Ensuite avec une collection de 250 fossiles du Liban qui racontent chacun une histoire de terre, d’animaux, du passage de millions d’années et surtout la richesse d’un pays que son passé géologique a transformé en un vivier de découvertes. Suivre Salim Eddé, c’est découvrir une patte de dinosaure imprimée dans la roche, un requin que le temps a immortalisé dans la roche, le relief d’un dinosaure volant du nom « libanais » Mimodactylus libanensis , les traces d’un serpent à pattes, transition entre le lézard et le reptile que l’on connaît aujourd’hui. Suivre Salim Eddé, c’est ne plus savoir où donner des yeux tant les minéraux rayonnent de beauté et de pureté, de couleur et de richesse, et dont certains, sous la lumière fluorescente, révèlent une splendeur à couper le souffle.
(Pour mémoire : Salim Eddé, deux passions au service du Liban)
Suivre Salim Eddé, c’est comprendre très vite que, bien entouré de Suzy Hakimian et de Carole Attallah, ce passionné ne va pas s’arrêter là. Outre les cristaux et merveilles sans cesse traqués dans plus de 60 pays, les innovations techniques continuellement apportées au musée mim, les fossiles achetés régulièrement dans les gisements libanais, une troisième passion pointe à l’horizon. Celle de ces extraordinaires écosystèmes du Liban d’aujourd’hui, qui font que nous possédons une faune et une flore que l’on ne trouve nulle part ailleurs dans cette diversité. Un musée de sciences naturelles contemporaines qui donnerait à découvrir la richesse d’un pays qui était, il y a des millions d’années, un fond marin et que l’aventure géologique a fait glisser de l’Afrique, où il se trouvait à la surface de sa géographie actuelle.
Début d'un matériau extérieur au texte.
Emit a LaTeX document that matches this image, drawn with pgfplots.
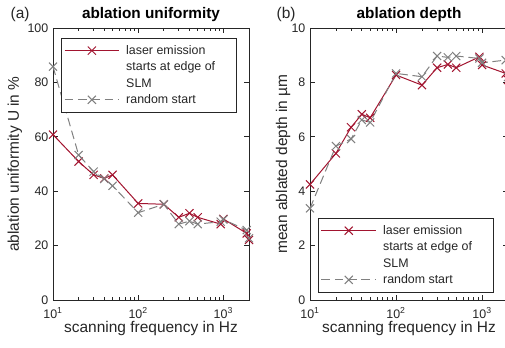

Sortir (à regret) du musée mim, c’est garder dans les yeux la lumière extraordinaire reflétée par ces milliers de perfections minérales. C’est aussi mesurer la grandeur de cet univers dont nous avons l’immense chance de faire, même temporairement, partie.
*Positive Lebanon est un concept basé sur les initiatives concrètes de la société civile libanaise. Ces initiatives qui font que le pays tient encore debout. Mais derrière chaque initiative se tient une Libanaise ou un Libanais courageux, innovants, optimistes et pleins d’amour pour leur pays.